• **INSTRUCTION**
Reproduce nothing except the lines between the line with "Reproduce this chart" and the line with "-18.9, -18.5, -18.4, -19.0, -19.2];", both ends included, and please leave out pictures.

--------

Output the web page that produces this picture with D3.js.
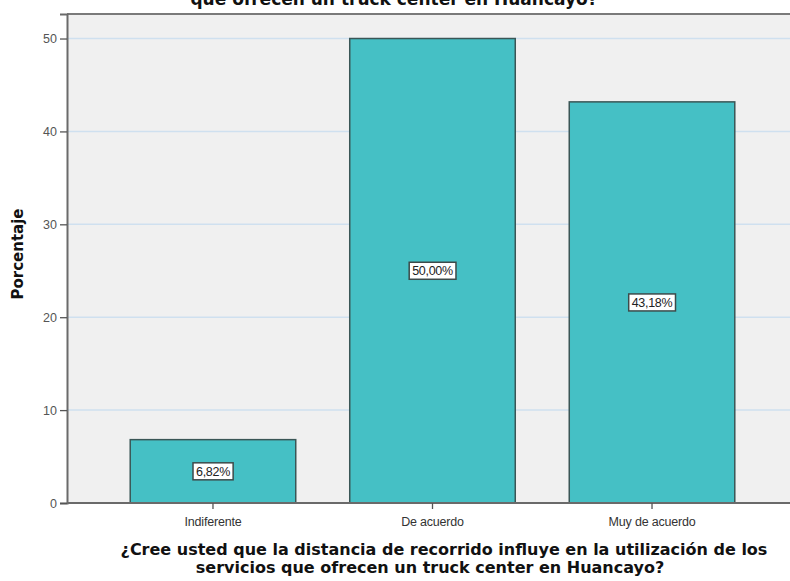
<!DOCTYPE html>
<html>
<head>
<meta charset="utf-8">
<script src="https://cdn.jsdelivr.net/npm/d3@7"></script>
<style>
  html, body { margin: 0; padding: 0; background: #ffffff; }
  svg { display: block; }
</style>
</head>
<body>
<div id="chart"></div>
<script>
// Response categories and their share of respondents (%)
const categories = ["Indiferente", "De acuerdo", "Muy de acuerdo"];
const percentages = [6.82, 50.00, 43.18];
const yTicks = [0, 10, 20, 30, 40, 50];
const titleLines = ["que ofrecen un truck center en Huancayo?"];
const xTitleLines = [
  "¿Cree usted que la distancia de recorrido influye en la utilización de los",
  "servicios que ofrecen un truck center en Huancayo?"
];
const yTitle = "Porcentaje";

const W = 790, H = 581;
const plot = { left: 67, right: 798, top: 14, bottom: 503 };

const svg = d3.select("#chart").append("svg")
  .attr("width", W).attr("height", H);

const x = d3.scaleBand()
  .domain(categories)
  .range([plot.left, plot.right])
  .paddingInner(0.246)
  .paddingOuter(0.288);

const y = d3.scaleLinear()
  .domain([0, 52.64])
  .range([plot.bottom, plot.top]);

// Plot background
svg.append("rect")
  .attr("x", plot.left).attr("y", plot.top)
  .attr("width", plot.right - plot.left)
  .attr("height", plot.bottom - plot.top)
  .attr("fill", "#f0f0f0");

// Horizontal grid lines
svg.append("g")
  .selectAll("line")
  .data(yTicks.filter(d => d > 0))
  .join("line")
  .attr("x1", plot.left).attr("x2", plot.right)
  .attr("y1", d => y(d)).attr("y2", d => y(d))
  .attr("stroke", "#cfe0ef")
  .attr("stroke-width", 1.5);

// Bars
svg.append("g")
  .selectAll("rect")
  .data(categories)
  .join("rect")
  .attr("x", d => x(d))
  .attr("y", (d, i) => y(percentages[i]))
  .attr("width", x.bandwidth())
  .attr("height", (d, i) => y(0) - y(percentages[i]))
  .attr("fill", "#45c0c5")
  .attr("stroke", "#3a5656")
  .attr("stroke-width", 1.5);

// Frame: top edge
svg.append("line")
  .attr("x1", plot.left).attr("x2", plot.right)
  .attr("y1", plot.top).attr("y2", plot.top)
  .attr("stroke", "#7a7a7a").attr("stroke-width", 2);

// Y axis
const yAxis = svg.append("g")
  .attr("transform", `translate(${plot.left},0)`)
  .call(d3.axisLeft(y).tickValues(yTicks).tickSize(7).tickPadding(3).tickFormat(d3.format("d")));
yAxis.select(".domain").attr("stroke", "#6a6a6a").attr("stroke-width", 2);
yAxis.selectAll(".tick line").attr("stroke", "#555").attr("stroke-width", 1.3);
yAxis.selectAll(".tick text")
  .attr("fill", "#555")
  .style("font-family", "'Liberation Sans', Arial, sans-serif")
  .style("font-size", "12.5px");

// X axis
const xAxis = svg.append("g")
  .attr("transform", `translate(0,${plot.bottom})`)
  .call(d3.axisBottom(x).tickSize(6).tickPadding(8).tickSizeOuter(0));
xAxis.select(".domain")
  .attr("d", `M${plot.left},0H${plot.right}`)
  .attr("stroke", "#6a6a6a").attr("stroke-width", 2);
xAxis.selectAll(".tick line").attr("stroke", "#555").attr("stroke-width", 1.3);
xAxis.selectAll(".tick text")
  .attr("fill", "#333")
  .style("font-family", "'Liberation Sans', Arial, sans-serif")
  .style("font-size", "12.5px")
  .style("letter-spacing", "-0.2px");

// Value labels in boxes at the middle of each bar
const fmt = v => d3.format(".2f")(v).replace(".", ",") + "%";
const labels = svg.append("g")
  .selectAll("g")
  .data(categories)
  .join("g")
  .attr("transform", (d, i) =>
    `translate(${x(d) + x.bandwidth() / 2},${(y(percentages[i]) + y(0)) / 2})`);
labels.append("text")
  .attr("text-anchor", "middle")
  .attr("dy", "0.36em")
  .attr("fill", "#222")
  .style("font-family", "'Liberation Sans', Arial, sans-serif")
  .style("font-size", "12.5px")
  .style("letter-spacing", "-0.3px")
  .text((d, i) => fmt(percentages[i]));
labels.each(function () {
  const g = d3.select(this);
  const bb = g.select("text").node().getBBox();
  g.insert("rect", "text")
    .attr("x", bb.x - 3).attr("y", -8.5)
    .attr("width", bb.width + 6).attr("height", 17)
    .attr("fill", "#ffffff")
    .attr("stroke", "#3c4a4a")
    .attr("stroke-width", 1.5);
});

// Chart title (only its last line reaches the canvas)
svg.append("g")
  .selectAll("text")
  .data(titleLines)
  .join("text")
  .attr("x", 394)
  .attr("y", 5)
  .attr("text-anchor", "middle")
  .attr("fill", "#111")
  .style("font-family", "'DejaVu Sans', Verdana, sans-serif")
  .style("font-weight", "bold")
  .style("font-size", "17px")
  .text(d => d);

// Y axis title
svg.append("text")
  .attr("transform", "translate(23,254) rotate(-90)")
  .attr("text-anchor", "middle")
  .attr("fill", "#111")
  .style("font-family", "'DejaVu Sans', Verdana, sans-serif")
  .style("font-weight", "bold")
  .style("font-size", "15px")
  .text(yTitle);

// X axis title, two centred lines
const xTitleCenters = [444, 430];
svg.append("g")
  .selectAll("text")
  .data(xTitleLines)
  .join("text")
  .attr("x", (d, i) => xTitleCenters[i])
  .attr("y", (d, i) => 555 + i * 18)
  .attr("text-anchor", "middle")
  .attr("fill", "#111")
  .style("font-family", "'DejaVu Sans', Verdana, sans-serif")
  .style("font-weight", "bold")
  .style("font-size", "16px")
  .text(d => d);
</script>
</body>
</html>
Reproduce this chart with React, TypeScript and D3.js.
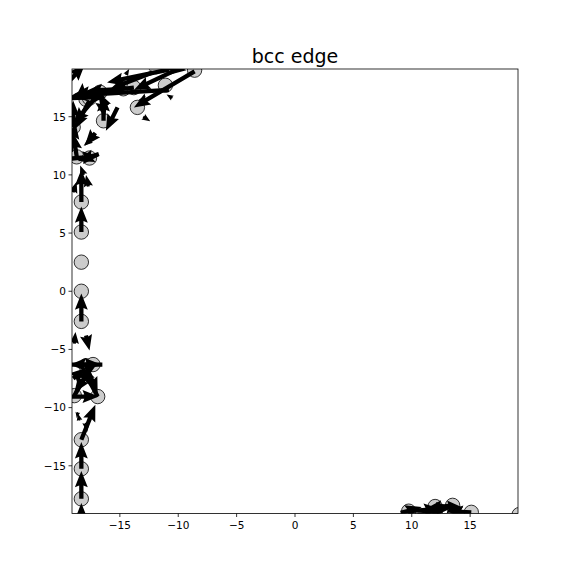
import React from 'react';
import * as d3 from 'd3';

// atom positions (data units)
const atomX = [-18.3, -18.3, -18.3, -18.3, -18.3, -18.3, -18.3, -18.3,
  -16.9, -18.9, -17.9, -17.3,
  -18.7, -17.6, -19.0, -17.9, -17.6, -16.7, -16.4, -14.7, -13.8, -13.5, -11.1, -8.6, -11.9,
  9.74, 12.0, 13.5, 15.1, 19.2];
const atomY = [7.67, 5.09, 2.5, 0, -2.59, -12.76, -15.26, -17.84,
  -9.05, -8.97, -6.4, -6.3,
  11.55, 11.45, 14.1, 16.5, 16.6, 17.1, 14.65, 17.4, 17.5, 15.8, 17.7, 19.0, 19.3,
  -18.9, -18.5, -18.4, -19.0, -19.2];

// displacement arrows: tail position and vector (data units)
const arrowX = [-18.3, -18.3, -18.3, -18.3, -18.6, -18.45, -17.9,
  -16.5, -19.2, -18.9, -16.9, -17.9, -17.3, -19.2, -19.0, -18.9, -17.9,
  -18.3, -18.3, -18.3, -19.0, -17.7, -18.1,
  -19.2, -16.8, -17.1, -18.7, -19.2, -19.0,
  -10.8, -8.6, -11.9, -10.8, -13.8, -16.4, -16.7, -18.3, -19.2, -16.7, -16.0, -13.2, -13.0, -10.5, -14.5, -15.2, -17.5,
  -9.6, -12.2, -19.2, -17.6, -14.7,
  9.05, 9.74, 12.0, 13.5, 15.1, 10.5, 18.9, 11.5];
const arrowY = [-19.9, -17.84, -15.26, -12.76, -10.4, -11.1, -11.3,
  -6.3, -6.3, -8.97, -9.05, -6.4, -6.4, -9.05, -7.5, -4.5, -3.8,
  -2.59, 5.09, 7.67, 8.5, 9.0, 10.0,
  11.4, 11.8, 13.6, 11.6, 12.0, 14.1,
  19.05, 18.9, 19.3, 17.3, 17.5, 14.65, 17.1, 16.5, 18.2, 17.1, 16.0, 16.3, 15.0, 16.6, 18.6, 15.8, 13.0,
  19.3, 18.8, 16.6, 16.4, 17.4,
  -19.05, -18.9, -18.5, -18.4, -19.0, -19.2, -19.25, -18.7];
const arrowU = [0, 0, 0, 1.2, -0.1, -0.15, 0.1,
  -2.8, 2.6, 1.45, -1.4, 1.0, -1.6, 2.4, 1.1, 0.1, 0.3,
  0, 0, 0, 0.3, -0.2, -0.3,
  2.4, -1.8, -0.9, -0.3, 0.4, 0,
  -5.3, -5.2, 2.6, -8.4, -5.2, 0, 0.4, 0.1, 1.2, -2.3, -0.3, 0.4, 0.6, -0.5, 0.3, -1.0, -0.6,
  -4.2, -3.6, 3.0, -1.3, -3.2,
  1.8, 2.7, 2.4, -2.3, -2.1, 2.2, 0.3, 2.0];
const arrowV = [1.7, 2.4, 2.3, 3.0, -0.5, 0.6, -0.8,
  0, 0, 2.5, 2.6, -2.4, -2.3, 0, 0.9, 1.0, -1.3,
  2.4, 2.2, 2.8, 0.9, 1.0, 0.8,
  0.2, -0.6, -1.1, 2.0, 2.5, 2.3,
  -1.1, -3.1, -0.3, -0.5, -0.6, 2.2, -2.2, 1.4, 1.3, -2.7, 0.6, 0.5, -0.4, 0.3, 0.5, -2.0, -0.5,
  -2.0, -1.4, 0.1, -2.5, -0.2,
  0.5, 0.2, -0.1, -0.3, 0.1, 0.2, 0.2, 0.1];

const xTicks = [-15, -10, -5, 0, 5, 10, 15];
const yTicks = [-15, -10, -5, 0, 5, 10, 15];

const W = 576, H = 576;
const left = 72, right = 518, top = 69, bottom = 513.5;

function arrowPath(x0: number, y0: number, x1: number, y1: number) {
  const dx = x1 - x0, dy = y1 - y0;
  const len = Math.sqrt(dx * dx + dy * dy);
  if (len < 0.01) return '';
  const w = 4.3;
  const headLen = 3.8 * w, headAxis = 3.4 * w, headW = 3 * w;
  let s = 1;
  let L = len;
  if (len < headLen) { s = len / headLen; L = headLen; }
  const hw = w / 2, hh = headW / 2;
  const pts: [number, number][] = [
    [0, -hw], [L - headAxis, -hw], [L - headLen, -hh], [L, 0],
    [L - headLen, hh], [L - headAxis, hw], [0, hw]
  ];
  const c = dx / len, sn = dy / len;
  return 'M' + pts.map(([px, py]) => {
    const a = px * s, b = py * s;
    return [x0 + a * c - b * sn, y0 + a * sn + b * c].join(',');
  }).join('L') + 'Z';
}

export default function App() {
  React.useEffect(() => { document.body.style.margin = '0'; }, []);

  const x = d3.scaleLinear().domain([-19.1, 19.1]).range([left, right]);
  const y = d3.scaleLinear().domain([-19.1, 19.1]).range([bottom, top]);

  const font = 'DejaVu Sans, sans-serif';

  return (
    <svg width={W} height={H} style={{ display: 'block', background: '#fff' }}>
      <defs>
        <clipPath id="plotclip">
          <rect x={left} y={top} width={right - left} height={bottom - top} />
        </clipPath>
      </defs>
      <text x={(left + right) / 2} y={63} textAnchor="middle" fontFamily={font} fontSize={19}>bcc edge</text>
      <g clipPath="url(#plotclip)">
        {atomX.map((ax, i) => (
          <circle key={'a' + i} cx={x(ax)} cy={y(atomY[i])} r={7.2} fill="#cccccc" stroke="#000" strokeWidth={0.8} />
        ))}
        {arrowX.map((tx, i) => (
          <path key={'q' + i} d={arrowPath(x(tx), y(arrowY[i]), x(tx + arrowU[i]), y(arrowY[i] + arrowV[i]))} fill="#000" />
        ))}
      </g>
      <rect x={left} y={top} width={right - left} height={bottom - top} fill="none" stroke="#000" strokeWidth={0.8} />
      {xTicks.map(t => (
        <g key={'x' + t}>
          <line x1={x(t)} x2={x(t)} y1={bottom} y2={bottom + 3.5} stroke="#000" strokeWidth={0.8} />
          <text x={x(t)} y={bottom + 15.5} textAnchor="middle" fontFamily={font} fontSize={10.5}>{t < 0 ? '\u2212' + (-t) : t}</text>
        </g>
      ))}
      {yTicks.map(t => (
        <g key={'y' + t}>
          <line x1={left - 3.5} x2={left} y1={y(t)} y2={y(t)} stroke="#000" strokeWidth={0.8} />
          <text x={left - 6} y={y(t) + 3.8} textAnchor="end" fontFamily={font} fontSize={10.5}>{t < 0 ? '\u2212' + (-t) : t}</text>
        </g>
      ))}
    </svg>
  );
}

--------

• **ANSWER TO THE TASK**
Reproduce this chart with React, TypeScript and D3.js.
import React from 'react';
import * as d3 from 'd3';

// atom positions (data units)
const atomX = [-18.3, -18.3, -18.3, -18.3, -18.3, -18.3, -18.3, -18.3,
  -16.9, -18.9, -17.9, -17.3,
  -18.7, -17.6, -19.0, -17.9, -17.6, -16.7, -16.4, -14.7, -13.8, -13.5, -11.1, -8.6, -11.9,
  9.74, 12.0, 13.5, 15.1, 19.2];
const atomY = [7.67, 5.09, 2.5, 0, -2.59, -12.76, -15.26, -17.84,
  -9.05, -8.97, -6.4, -6.3,
  11.55, 11.45, 14.1, 16.5, 16.6, 17.1, 14.65, 17.4, 17.5, 15.8, 17.7, 19.0, 19.3,
  -18.9, -18.5, -18.4, -19.0, -19.2];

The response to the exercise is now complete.